Retype only what runs from the first line of the records to the line with "grid_x = np.linspace(0, 1, 101)", inclusive, and no pictures.

_Listed entries:_
----------

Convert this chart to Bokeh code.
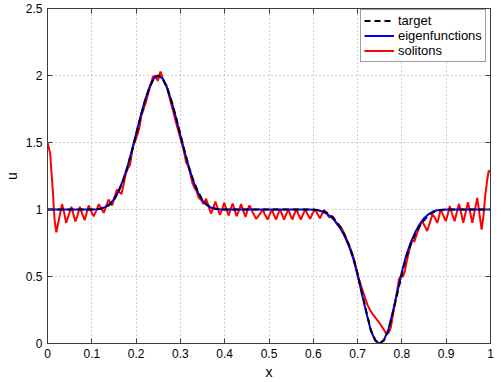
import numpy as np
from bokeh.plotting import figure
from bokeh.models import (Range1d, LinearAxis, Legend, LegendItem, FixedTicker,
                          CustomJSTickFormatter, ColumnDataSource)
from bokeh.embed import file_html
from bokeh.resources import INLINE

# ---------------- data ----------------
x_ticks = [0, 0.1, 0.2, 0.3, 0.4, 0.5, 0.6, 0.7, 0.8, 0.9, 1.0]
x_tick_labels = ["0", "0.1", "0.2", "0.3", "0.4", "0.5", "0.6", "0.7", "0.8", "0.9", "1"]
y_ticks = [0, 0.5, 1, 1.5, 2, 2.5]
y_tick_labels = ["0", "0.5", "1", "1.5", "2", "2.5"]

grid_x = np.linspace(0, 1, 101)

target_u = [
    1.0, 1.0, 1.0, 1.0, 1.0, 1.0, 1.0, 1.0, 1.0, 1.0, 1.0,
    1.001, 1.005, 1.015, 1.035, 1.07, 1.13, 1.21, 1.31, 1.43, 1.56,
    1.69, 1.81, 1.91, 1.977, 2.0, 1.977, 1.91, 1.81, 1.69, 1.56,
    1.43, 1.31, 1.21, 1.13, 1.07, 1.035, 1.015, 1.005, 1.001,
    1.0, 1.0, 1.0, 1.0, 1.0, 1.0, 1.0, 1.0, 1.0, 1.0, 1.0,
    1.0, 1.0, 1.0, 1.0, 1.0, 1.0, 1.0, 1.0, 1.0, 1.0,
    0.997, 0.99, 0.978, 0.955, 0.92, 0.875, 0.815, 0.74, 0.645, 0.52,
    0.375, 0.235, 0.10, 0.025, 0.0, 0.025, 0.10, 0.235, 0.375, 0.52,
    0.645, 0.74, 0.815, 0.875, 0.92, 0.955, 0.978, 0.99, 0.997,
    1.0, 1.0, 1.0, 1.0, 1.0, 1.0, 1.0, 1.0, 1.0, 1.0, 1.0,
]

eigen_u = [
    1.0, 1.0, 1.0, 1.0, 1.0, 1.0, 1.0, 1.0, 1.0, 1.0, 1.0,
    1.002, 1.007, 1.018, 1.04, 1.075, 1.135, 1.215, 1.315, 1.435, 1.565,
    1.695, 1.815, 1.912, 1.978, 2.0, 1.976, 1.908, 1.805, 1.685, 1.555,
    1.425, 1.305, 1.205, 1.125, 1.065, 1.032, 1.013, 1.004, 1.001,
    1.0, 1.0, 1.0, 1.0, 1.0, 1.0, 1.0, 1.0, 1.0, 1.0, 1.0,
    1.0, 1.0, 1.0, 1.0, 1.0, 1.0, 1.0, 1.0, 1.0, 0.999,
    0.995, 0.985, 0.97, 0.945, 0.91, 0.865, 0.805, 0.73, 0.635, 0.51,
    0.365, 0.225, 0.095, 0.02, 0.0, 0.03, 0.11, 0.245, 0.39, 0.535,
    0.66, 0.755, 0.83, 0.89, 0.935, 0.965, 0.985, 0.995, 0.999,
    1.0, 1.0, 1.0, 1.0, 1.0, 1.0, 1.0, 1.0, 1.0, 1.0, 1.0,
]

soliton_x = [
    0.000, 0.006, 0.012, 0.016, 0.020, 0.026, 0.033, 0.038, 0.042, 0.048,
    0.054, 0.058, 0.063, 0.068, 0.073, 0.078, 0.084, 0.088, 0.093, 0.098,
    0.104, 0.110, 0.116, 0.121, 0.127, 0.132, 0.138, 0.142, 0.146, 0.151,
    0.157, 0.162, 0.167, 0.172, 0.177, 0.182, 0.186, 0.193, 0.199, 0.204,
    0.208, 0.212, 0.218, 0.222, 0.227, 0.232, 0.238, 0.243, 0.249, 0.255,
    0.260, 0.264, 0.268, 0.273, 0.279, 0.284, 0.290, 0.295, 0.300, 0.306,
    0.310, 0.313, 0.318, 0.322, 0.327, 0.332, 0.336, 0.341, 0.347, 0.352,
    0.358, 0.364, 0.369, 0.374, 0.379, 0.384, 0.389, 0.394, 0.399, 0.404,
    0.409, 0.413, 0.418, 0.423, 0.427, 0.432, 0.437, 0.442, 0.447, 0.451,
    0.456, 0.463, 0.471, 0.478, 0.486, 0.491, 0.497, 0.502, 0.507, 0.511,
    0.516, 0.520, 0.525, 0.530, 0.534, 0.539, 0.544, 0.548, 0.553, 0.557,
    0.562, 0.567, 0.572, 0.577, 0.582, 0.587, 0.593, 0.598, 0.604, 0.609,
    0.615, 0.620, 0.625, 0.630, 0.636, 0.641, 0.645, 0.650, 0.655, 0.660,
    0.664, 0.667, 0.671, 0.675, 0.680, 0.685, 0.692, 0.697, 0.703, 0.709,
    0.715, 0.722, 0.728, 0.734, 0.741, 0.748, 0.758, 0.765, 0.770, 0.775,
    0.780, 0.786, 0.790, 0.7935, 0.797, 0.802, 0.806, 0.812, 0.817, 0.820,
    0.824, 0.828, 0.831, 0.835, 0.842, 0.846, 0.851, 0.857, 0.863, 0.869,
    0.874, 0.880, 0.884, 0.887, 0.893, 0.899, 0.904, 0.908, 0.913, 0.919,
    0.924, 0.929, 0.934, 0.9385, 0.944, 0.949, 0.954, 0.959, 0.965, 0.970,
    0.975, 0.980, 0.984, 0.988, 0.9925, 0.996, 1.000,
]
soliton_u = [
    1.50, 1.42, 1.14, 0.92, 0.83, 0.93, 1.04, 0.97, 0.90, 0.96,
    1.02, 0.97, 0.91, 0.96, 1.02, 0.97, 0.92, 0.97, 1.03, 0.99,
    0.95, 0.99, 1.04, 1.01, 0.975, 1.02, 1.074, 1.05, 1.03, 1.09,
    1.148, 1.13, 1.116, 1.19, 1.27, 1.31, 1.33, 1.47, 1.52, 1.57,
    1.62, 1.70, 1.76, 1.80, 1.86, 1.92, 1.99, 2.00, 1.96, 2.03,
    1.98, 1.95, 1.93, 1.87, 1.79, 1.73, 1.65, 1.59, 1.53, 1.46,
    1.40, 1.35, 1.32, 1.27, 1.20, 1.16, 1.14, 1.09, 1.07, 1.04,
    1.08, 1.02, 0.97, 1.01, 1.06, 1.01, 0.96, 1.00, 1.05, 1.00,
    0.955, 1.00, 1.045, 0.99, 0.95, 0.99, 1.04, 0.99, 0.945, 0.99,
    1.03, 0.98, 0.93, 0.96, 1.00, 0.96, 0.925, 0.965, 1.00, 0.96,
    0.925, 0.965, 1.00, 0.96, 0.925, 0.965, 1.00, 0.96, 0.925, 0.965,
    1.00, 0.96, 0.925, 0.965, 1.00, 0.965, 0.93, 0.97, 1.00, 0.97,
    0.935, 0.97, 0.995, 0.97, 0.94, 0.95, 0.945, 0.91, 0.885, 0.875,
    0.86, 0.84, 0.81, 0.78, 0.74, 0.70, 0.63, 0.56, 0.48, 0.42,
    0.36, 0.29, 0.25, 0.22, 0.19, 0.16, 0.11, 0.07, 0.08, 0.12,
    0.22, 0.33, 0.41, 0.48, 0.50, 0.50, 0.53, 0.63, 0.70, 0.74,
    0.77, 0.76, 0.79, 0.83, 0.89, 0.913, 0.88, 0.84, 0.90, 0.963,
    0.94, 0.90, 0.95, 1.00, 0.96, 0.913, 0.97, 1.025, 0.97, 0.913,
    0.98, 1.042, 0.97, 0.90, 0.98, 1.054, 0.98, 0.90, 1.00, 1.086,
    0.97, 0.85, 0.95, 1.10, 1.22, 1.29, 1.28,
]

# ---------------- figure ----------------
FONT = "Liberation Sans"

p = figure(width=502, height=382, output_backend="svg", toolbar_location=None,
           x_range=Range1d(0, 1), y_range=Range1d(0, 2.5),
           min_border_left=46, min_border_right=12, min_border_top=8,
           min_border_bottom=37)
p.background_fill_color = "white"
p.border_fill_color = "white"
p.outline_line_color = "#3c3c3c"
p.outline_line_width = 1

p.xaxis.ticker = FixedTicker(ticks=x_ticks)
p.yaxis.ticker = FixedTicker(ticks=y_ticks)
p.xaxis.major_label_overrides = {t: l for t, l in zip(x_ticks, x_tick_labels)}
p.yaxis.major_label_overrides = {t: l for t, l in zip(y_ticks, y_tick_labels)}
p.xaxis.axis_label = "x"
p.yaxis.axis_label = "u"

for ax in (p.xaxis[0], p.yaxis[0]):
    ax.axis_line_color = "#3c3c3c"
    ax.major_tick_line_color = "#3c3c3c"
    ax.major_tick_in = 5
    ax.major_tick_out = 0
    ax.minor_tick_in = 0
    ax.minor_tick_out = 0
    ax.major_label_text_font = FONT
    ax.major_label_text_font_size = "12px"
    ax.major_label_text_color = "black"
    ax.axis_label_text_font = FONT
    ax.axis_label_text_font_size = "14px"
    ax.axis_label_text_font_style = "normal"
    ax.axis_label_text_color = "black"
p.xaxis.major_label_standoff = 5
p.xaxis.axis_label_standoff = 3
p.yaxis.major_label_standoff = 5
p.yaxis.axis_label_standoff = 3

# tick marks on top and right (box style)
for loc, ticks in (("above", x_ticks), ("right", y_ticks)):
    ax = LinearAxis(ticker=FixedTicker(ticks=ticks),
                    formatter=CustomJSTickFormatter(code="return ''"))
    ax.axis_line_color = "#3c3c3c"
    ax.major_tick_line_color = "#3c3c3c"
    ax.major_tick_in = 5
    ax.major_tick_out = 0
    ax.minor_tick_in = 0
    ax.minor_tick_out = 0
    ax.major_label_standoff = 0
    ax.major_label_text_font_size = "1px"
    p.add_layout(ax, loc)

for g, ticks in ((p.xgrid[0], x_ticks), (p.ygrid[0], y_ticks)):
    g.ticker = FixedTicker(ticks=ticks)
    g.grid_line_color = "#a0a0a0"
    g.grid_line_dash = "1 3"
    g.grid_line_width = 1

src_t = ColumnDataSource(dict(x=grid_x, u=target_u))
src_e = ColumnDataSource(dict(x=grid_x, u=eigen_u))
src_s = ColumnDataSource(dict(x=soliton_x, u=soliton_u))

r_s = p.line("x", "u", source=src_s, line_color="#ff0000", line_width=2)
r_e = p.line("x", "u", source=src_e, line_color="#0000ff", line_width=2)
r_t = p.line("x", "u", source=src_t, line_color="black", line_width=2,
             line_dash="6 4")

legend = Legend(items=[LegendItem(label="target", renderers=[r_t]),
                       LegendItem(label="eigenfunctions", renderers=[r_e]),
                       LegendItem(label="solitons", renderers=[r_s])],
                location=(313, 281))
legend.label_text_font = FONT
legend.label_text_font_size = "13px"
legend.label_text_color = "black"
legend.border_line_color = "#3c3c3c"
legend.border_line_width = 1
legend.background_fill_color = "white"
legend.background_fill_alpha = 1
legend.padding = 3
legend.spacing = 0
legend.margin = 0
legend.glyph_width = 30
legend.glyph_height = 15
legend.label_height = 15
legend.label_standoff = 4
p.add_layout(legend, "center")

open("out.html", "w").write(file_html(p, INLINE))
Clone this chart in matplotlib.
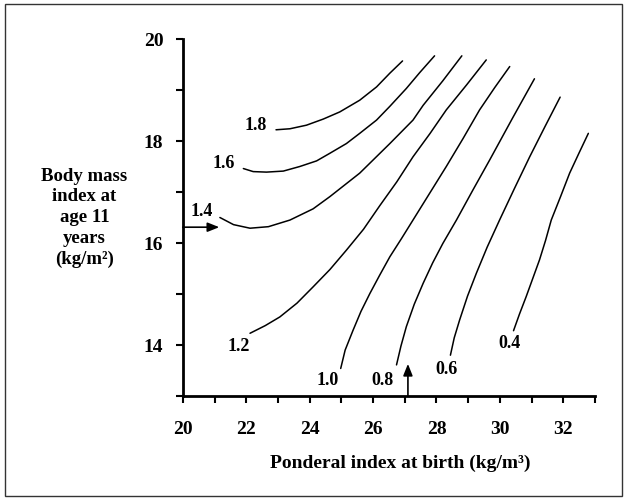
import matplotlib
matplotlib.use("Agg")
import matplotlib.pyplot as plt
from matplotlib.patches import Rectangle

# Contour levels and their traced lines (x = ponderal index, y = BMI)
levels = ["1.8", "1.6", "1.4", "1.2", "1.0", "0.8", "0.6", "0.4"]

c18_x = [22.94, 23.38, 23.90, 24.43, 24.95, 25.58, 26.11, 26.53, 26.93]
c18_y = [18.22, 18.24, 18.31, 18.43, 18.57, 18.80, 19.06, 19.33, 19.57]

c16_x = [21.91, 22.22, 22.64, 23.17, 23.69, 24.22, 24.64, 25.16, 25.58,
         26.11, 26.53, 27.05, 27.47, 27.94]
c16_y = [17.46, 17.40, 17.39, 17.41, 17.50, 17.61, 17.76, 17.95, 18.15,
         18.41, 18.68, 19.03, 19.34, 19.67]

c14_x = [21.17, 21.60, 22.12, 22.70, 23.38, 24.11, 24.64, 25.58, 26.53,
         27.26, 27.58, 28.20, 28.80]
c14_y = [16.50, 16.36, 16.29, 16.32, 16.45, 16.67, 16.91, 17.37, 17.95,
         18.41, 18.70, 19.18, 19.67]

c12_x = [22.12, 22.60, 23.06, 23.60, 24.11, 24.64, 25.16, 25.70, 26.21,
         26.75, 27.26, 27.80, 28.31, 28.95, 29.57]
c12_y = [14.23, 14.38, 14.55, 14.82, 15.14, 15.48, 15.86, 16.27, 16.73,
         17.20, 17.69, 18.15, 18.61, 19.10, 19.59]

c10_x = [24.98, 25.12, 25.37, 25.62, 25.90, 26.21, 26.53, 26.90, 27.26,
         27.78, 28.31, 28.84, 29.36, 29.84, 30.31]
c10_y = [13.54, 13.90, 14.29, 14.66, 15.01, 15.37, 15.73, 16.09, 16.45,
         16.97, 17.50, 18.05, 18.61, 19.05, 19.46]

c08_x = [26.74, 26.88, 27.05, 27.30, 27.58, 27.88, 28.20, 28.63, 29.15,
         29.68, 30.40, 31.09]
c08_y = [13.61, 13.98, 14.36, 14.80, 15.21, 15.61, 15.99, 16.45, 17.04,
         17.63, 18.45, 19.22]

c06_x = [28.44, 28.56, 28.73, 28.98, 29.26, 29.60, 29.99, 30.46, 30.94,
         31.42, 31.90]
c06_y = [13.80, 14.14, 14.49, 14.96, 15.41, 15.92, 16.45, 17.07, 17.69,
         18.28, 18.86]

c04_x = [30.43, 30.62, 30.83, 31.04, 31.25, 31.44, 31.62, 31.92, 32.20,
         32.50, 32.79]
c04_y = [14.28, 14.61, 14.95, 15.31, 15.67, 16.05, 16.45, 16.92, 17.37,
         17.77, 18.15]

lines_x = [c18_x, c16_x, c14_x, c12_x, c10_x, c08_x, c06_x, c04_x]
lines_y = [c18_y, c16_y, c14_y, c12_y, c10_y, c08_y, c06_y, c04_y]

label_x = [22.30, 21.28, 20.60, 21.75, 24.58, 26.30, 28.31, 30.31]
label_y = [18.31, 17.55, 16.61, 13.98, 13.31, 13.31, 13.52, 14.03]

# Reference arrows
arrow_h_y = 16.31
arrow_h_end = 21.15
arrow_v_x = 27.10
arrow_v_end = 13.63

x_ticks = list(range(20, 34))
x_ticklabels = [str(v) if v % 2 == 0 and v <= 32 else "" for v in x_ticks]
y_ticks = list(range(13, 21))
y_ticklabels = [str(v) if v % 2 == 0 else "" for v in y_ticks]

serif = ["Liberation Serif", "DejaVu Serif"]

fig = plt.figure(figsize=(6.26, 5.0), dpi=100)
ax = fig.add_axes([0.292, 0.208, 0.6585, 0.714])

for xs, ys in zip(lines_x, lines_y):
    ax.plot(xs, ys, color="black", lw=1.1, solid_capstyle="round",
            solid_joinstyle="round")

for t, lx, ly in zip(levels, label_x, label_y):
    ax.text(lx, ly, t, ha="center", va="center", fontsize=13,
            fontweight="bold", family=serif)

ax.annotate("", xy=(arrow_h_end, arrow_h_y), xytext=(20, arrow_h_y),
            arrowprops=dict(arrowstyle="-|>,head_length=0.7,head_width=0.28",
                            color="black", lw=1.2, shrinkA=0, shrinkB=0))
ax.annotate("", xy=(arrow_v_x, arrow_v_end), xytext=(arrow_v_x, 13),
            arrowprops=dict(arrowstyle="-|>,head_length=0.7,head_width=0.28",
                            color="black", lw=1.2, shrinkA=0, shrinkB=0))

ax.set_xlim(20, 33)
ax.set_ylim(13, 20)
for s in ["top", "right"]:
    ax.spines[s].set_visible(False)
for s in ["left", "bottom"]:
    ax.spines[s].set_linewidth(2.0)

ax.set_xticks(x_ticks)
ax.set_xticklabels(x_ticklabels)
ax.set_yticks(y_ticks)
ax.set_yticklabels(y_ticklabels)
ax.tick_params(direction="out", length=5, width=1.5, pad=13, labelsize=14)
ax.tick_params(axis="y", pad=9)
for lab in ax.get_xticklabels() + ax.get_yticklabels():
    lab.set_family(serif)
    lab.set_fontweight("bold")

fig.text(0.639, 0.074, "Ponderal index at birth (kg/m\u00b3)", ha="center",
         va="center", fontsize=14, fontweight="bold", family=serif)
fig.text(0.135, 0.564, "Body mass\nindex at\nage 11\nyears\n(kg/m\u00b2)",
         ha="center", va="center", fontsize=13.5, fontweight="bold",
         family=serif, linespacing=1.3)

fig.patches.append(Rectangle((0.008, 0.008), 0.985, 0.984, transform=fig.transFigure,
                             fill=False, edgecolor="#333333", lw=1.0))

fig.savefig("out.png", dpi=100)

----------

_In response:_
Convert this chart to Bokeh code.
import numpy as np
from bokeh.plotting import figure
from bokeh.models import (Range1d, LinearAxis, Legend, LegendItem, FixedTicker,
                          CustomJSTickFormatter, ColumnDataSource)
from bokeh.embed import file_html
from bokeh.resources import INLINE

# ---------------- data ----------------
x_ticks = [0, 0.1, 0.2, 0.3, 0.4, 0.5, 0.6, 0.7, 0.8, 0.9, 1.0]
x_tick_labels = ["0", "0.1", "0.2", "0.3", "0.4", "0.5", "0.6", "0.7", "0.8", "0.9", "1"]
y_ticks = [0, 0.5, 1, 1.5, 2, 2.5]
y_tick_labels = ["0", "0.5", "1", "1.5", "2", "2.5"]

grid_x = np.linspace(0, 1, 101)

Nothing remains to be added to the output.